O que foi que fez a diferença?
Ouso afirmar que foi a qualidade da cobrança.
Quando trata do desastre nacional para o público doméstico a imprensa brasileira incorpora não só a linguagem como também as premissas postas pelas partes interessadas no lado “sistêmico” da nossa desgraça. Ao aceitar como irredutíveis e “normais” todos os privilégios de que se apropriou a casta dos políticos e dos funcionários do Estado pesando aqueles 46% do PIB que nos esmagam (36% de impostos + 10% de déficit), tudo que resta aos jornalistas para discutir com os “especialistas” e “cientistas políticos” que aceitam esse mesmo limite é a momentosa questão de “como resolver o problema do Brasil” excluída a alternativa de resolver o problema do Brasil que é precisamente o peso desses privilégios e a metástese da corrupção que necessariamente decorre da aceitação pacífica deles como um meio de vida legítimo sempre ao alcance da mão de todo “concurseiro” ou simples puxa-saco que se dispuser a se bandear do oceano dos explorados para a nau dos exploradores.
As Tentações de Cristo foram menores…
O que aconteceu com a Olimpiada foi um estranho jogo dialético.
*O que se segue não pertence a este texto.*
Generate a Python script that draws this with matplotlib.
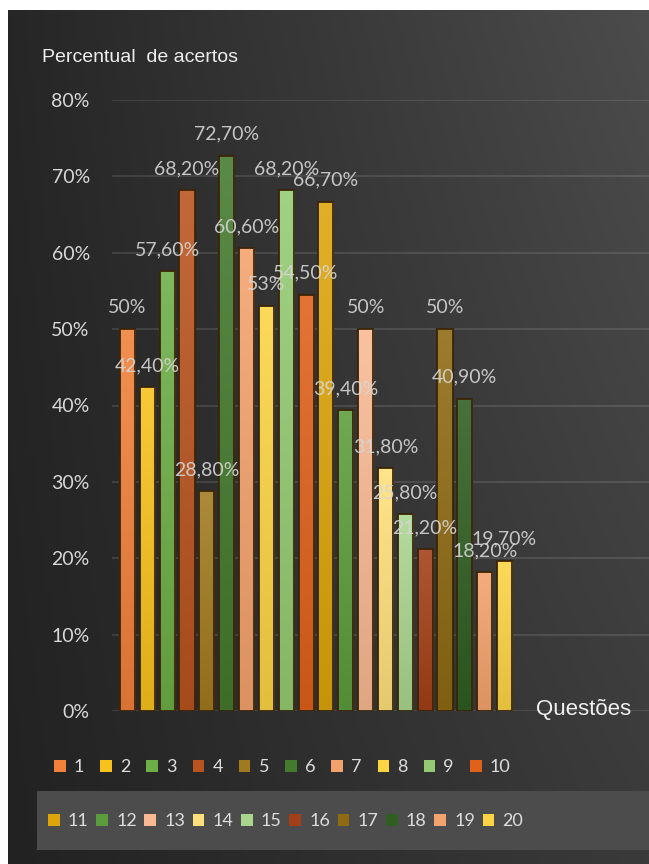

Sob os ecos da intervenção do “xerife” americano que lancetou o furunculo da Fifa, da Lava-Jato que pela primeira vez abalou a incolumidade da cleptocracia brasileira e da culpa por ter aplaudido o logro do lulismo, a imprensa estrangeira comprou o mau humor da nacional para com a realização dos jogos no meio da nossa maior crise economica e de identidade. E o fez com tanto empenho e azedume que acabou por ferir-nos os brios a ponto daquela “azaração” toda transformar-se na mais recorrente pauta pré-olímpica da imprensa nacional.
Ao passar a cobrir a cobertura da imprensa estrangeira, porém, a nacional inadvertidamente importou junto a superação dos limites que ela própria se impõe ao tratar do drama do Brasil e – das condições da infraestrutura de saneamento, de segurança e de transporte publico para baixo – foi sendo empurrada para um escaneamento fino do Rio de Janeiro que, hipnotizada pelas pernadas e pedaladas dos contendores da luta pelo controle do “Sistema”, ha muito tempo ela se desacostumou de fazer.
E fez-se então a luz, como sói fazer-se sempre que a imprensa faz o seu papel de atrair todos os olhares para onde os problemas realmente estão: da prefeitura carioca à Presidência da Republica não restou a nenhum dos que passaram a ser cobrados sem meias palavras, nas menores minucias, com a mais desenfreada urgência senão responder com ações enérgicas a tempo e à hora, sob pena de opróbio planetário e perda para sempre da condição de prosseguir na carreira política.
É um santo remédio, e sem substituto conhecido, esse tipo de pressão!
Passado o momento mágico, porém, aquele ímpeto já começa a arrefecer e os debates estéreis sobre como tornar a nossa democracia “efetiva” sem tocar na teta dos impostos dos sindicatos, dos partidos políticos e dos “movimentos sociais” que a falsifica; como “acabar com a impunidade” sem revogar a desigualdade perante a lei que a Constituição consagra; como melhorar a qualidade da educação e do serviço público mantida a indemissibilidade geral e o atrelamento da progressão do salário à chantagem e não ao desempenho, voltam a dominar as telinhas nos intervalos da tragicomédia do impeachment.
A Olimpíada provou que, de cima do trilhão e meio de reais que se arrecada por ano em impostos, não nos falta dinheiro nem nos falta “know how” para fazer melhor que os melhores do mundo. Falta, sim, a reverência aos brasileiros que nossos políticos dão aos estrangeiros e, sobretudo, para obriga-los a ela, o foco no essencial e o empenho na cobrança que a imprensa mostrou ao cobrir o Brasil para os estrangeiros mas não mostra quando cobre o Brasil para os brasileiros.
Não é para se ufanar o fato desse Rio de Janeiro da Olimpíada e desse Brasil que funciona só durarem o tempo de uma festa, dessa transitoriedade ser assumida pelos autores do feito e – pior que tudo! – dessa excepcionalidade ser pacificamente aceita pela imprensa que devia falar pelos eleitores. Ser vira-lata, senhoras e senhores, é ter medo de parecer vira-lata … e ficar só nisso.